There were tens of thousands of images of Saddam displayed throughout Iraq during his rule. But even before the historic scenes of Iraqis demolishing a 40-foot high bronze statue of the dictator in downtown Baghdad, troops and citizens had already vandalized dozens if not hundreds of other likenesses.

Some art historians think it would be beneficial to preserve at least a few of the beaten sculptures as examples of propaganda art and its psychological effect on people.

“My own hope is that just for the general culture and history of the world, at least some pieces survive,” said Ellen Shapiro, professor of architectural history at Massachusetts College of Art. “It would be interesting to have [a statue] in its present state after people have been stomping on it.”

But experts agree trashing and tearing down the omnipresent statues — which towered over Iraqis across the country to remind them who was boss — is an important symbolic act.

“The significance is not in trying to preserve a fragment but in seeing it destroyed,” Hoppenstand said. “The destruction of the [Baghdad] statue was symbolic of the destruction of the regime.”

Russell predicted many of the statue fragments will wind up being put to other uses in the future. “Usually after a conflict when images are destroyed that way, they end up in the melting pot, recycled as something else."

Some will undoubtedly keep the broken statue bits as souvenirs — or sell them. “I’m sure there is probably some soldier right now packing the hand of Saddam in his knapsack,” Singer said. “After every war, paraphernalia and artifacts will be sold.”

EBay junkies will likely find some of the sculpture fragments — or at least supposed sculpture fragments — for sale on the site.

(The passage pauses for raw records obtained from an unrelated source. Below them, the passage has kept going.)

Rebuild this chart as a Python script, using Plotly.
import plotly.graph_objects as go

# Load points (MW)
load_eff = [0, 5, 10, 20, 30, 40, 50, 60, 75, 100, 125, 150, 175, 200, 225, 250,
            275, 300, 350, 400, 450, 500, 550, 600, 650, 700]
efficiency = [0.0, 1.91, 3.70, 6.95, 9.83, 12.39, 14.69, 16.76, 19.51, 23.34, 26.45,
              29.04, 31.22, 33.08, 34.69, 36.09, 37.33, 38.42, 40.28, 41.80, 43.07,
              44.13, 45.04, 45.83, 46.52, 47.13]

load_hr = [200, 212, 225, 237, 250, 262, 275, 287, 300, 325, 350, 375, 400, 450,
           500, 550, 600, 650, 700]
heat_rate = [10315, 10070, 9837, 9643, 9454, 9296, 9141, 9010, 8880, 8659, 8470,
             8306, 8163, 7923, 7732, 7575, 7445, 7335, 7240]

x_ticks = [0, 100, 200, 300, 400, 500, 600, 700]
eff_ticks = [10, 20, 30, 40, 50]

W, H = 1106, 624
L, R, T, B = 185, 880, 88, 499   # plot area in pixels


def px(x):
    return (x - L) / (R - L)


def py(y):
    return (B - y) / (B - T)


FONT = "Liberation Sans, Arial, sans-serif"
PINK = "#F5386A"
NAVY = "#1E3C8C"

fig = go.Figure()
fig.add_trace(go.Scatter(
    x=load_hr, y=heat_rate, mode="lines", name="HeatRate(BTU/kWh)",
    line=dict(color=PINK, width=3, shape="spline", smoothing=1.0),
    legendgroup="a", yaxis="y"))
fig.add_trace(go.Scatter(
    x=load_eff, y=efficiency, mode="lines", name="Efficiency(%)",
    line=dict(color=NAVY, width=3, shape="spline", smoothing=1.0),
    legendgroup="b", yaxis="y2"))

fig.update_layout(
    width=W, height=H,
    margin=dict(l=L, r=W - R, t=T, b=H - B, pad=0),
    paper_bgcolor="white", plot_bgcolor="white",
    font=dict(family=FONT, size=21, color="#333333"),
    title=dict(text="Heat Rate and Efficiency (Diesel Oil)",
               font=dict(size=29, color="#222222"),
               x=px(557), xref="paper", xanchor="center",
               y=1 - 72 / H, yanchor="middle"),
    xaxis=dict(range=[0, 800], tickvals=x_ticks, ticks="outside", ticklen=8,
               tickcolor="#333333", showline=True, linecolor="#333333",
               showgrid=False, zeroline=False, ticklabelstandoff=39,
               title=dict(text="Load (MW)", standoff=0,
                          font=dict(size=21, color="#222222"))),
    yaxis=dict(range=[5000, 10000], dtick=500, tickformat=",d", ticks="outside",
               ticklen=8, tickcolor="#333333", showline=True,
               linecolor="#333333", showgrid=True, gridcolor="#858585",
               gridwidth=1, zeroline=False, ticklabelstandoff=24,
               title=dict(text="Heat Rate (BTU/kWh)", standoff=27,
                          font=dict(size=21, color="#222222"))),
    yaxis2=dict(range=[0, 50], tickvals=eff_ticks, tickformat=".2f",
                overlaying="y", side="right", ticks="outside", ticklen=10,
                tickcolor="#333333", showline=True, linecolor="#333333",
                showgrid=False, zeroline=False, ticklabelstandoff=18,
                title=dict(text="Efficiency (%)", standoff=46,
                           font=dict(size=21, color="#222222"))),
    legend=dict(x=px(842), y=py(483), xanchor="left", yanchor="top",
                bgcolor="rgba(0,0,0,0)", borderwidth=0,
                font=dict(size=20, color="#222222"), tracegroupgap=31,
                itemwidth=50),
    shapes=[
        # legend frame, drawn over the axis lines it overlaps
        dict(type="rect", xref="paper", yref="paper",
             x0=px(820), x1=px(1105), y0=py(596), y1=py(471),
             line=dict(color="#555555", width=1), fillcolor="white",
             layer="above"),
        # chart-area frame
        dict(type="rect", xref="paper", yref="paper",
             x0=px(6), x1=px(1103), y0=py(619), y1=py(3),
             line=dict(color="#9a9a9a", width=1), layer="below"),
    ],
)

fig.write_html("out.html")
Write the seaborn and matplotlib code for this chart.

“It wouldn’t surprise me,” said Kevin Pursglove, the online auction company’s senior director of communications. “When an event becomes the center of a great deal of media attention, almost instantaneously you’ll see items related to that event appearing on eBay.”

Pursglove said eBay executives will monitor the war-related sales closely to make sure the items are authentic and not offensive.

In fact, this may not have been the first time the people of what is today Iraq have rebelled against the images of their oppressors. A 2300 B.C. copper statue of the head of a former Iraqi king was apparently badly defaced centuries ago, before it was salvaged and exhibited.

“Someone had gouged out the eyes, cut off the beard, cut off its ears and smashed in its nose,” said John Malcolm Russell, an art historian and archeologist at Massachusetts College of Art. “They were killing it.”